**Written task**
Extract the lines of the material below, beginning with the first and ending with the line that holds "XAxis, YAxis, Legend". Skip every picture.

**Listed entries**
--- BEGIN ---
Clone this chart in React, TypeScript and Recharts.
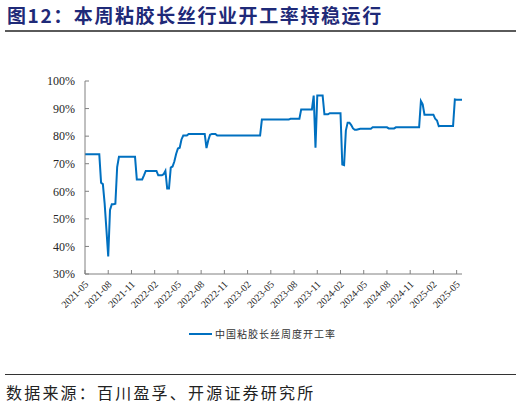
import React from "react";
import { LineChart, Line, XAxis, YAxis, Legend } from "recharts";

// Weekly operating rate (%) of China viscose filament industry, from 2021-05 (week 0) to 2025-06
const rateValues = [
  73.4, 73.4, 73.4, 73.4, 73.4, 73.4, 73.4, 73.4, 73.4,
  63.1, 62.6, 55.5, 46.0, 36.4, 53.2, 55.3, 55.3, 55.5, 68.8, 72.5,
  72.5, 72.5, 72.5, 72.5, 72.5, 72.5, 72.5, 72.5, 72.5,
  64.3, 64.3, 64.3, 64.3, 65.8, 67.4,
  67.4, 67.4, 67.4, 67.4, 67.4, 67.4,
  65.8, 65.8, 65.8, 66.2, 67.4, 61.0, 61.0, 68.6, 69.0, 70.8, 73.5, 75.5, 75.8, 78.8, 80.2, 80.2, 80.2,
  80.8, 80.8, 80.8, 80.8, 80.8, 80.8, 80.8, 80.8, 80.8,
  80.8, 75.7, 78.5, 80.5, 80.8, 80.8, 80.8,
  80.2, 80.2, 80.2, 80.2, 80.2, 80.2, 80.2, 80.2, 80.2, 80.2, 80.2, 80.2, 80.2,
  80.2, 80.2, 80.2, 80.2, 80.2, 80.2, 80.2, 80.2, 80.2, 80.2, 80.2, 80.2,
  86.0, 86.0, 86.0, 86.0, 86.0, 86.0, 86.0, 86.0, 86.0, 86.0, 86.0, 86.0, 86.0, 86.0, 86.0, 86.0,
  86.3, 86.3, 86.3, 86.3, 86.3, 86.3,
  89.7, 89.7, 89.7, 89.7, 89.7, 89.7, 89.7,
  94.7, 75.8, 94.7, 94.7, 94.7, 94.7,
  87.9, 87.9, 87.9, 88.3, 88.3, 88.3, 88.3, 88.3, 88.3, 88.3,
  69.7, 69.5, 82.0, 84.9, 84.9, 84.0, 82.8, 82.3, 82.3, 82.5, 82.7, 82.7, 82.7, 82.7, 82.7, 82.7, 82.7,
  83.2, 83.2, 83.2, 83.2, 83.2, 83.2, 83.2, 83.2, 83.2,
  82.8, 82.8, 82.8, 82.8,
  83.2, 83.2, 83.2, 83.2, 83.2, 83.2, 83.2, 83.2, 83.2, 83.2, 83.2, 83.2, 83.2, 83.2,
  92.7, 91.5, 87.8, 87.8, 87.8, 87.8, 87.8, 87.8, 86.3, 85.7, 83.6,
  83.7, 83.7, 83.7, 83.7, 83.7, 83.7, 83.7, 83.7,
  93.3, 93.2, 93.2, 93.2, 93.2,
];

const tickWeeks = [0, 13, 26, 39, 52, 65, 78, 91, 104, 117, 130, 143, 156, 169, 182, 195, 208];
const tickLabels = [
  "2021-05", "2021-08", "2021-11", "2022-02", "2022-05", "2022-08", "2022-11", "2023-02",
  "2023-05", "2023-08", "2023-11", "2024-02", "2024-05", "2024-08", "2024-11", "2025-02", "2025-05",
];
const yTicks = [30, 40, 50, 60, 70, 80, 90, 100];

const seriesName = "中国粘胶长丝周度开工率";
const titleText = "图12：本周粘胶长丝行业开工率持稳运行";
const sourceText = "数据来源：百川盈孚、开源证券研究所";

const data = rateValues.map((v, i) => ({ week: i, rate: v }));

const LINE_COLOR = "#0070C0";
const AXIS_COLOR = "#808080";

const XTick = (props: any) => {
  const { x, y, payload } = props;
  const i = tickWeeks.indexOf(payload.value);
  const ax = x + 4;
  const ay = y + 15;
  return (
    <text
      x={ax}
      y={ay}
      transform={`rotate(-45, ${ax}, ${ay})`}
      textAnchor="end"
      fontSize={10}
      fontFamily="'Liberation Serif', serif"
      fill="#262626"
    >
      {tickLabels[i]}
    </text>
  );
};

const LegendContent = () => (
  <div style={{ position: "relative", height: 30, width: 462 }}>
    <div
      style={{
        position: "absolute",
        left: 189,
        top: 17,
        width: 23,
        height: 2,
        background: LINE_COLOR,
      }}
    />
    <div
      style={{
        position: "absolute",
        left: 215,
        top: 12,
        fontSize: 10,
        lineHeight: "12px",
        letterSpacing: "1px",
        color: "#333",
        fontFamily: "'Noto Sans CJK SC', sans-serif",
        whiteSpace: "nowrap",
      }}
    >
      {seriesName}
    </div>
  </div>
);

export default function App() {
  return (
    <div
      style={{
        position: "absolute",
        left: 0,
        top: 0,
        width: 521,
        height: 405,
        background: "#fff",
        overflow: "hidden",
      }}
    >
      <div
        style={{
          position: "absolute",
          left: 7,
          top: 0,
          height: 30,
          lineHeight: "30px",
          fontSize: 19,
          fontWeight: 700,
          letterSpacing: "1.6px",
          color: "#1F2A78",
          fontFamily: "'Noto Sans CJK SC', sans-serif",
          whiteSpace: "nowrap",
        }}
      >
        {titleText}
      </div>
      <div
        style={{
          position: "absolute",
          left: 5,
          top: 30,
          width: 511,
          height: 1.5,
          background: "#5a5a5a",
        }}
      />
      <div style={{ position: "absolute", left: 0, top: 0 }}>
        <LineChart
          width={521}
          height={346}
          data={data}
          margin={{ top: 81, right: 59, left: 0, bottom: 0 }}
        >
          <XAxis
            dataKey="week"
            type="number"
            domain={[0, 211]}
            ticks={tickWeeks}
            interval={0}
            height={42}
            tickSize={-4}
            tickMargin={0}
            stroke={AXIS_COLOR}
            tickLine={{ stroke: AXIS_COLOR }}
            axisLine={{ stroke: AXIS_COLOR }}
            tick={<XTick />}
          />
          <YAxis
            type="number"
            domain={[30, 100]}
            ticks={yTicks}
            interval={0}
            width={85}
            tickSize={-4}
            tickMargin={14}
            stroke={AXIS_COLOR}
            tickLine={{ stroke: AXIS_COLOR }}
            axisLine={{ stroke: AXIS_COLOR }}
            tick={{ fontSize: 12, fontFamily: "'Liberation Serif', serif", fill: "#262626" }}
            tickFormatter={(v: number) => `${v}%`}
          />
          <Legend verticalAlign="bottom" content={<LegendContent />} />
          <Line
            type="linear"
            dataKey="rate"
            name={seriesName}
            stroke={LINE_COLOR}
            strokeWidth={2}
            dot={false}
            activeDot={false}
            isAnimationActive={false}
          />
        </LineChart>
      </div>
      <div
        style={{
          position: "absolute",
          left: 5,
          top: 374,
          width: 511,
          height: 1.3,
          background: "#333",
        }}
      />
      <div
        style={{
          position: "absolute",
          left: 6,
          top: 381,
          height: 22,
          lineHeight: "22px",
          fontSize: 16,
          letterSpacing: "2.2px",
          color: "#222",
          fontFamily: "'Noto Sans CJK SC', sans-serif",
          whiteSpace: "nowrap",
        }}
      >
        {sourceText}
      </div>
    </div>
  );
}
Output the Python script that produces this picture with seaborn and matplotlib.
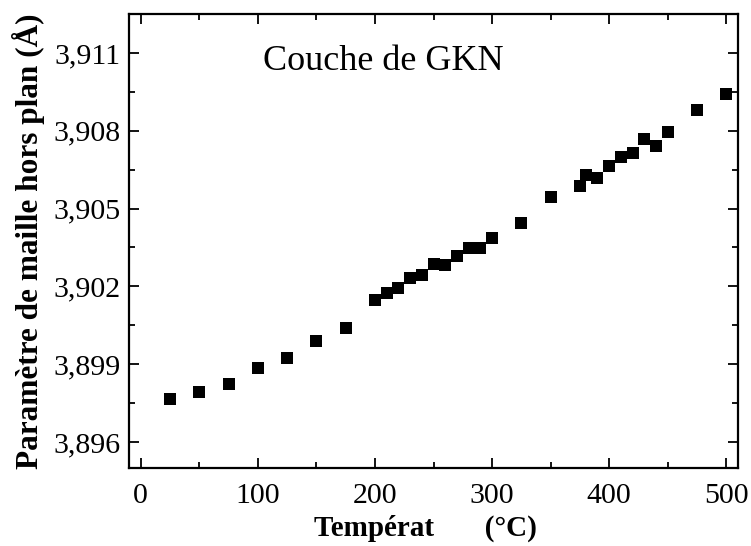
--- END ---
**Written answer**
Clone this chart in React, TypeScript and Recharts.
import React from "react";
import { LineChart, Line, XAxis, YAxis, Legend } from "recharts";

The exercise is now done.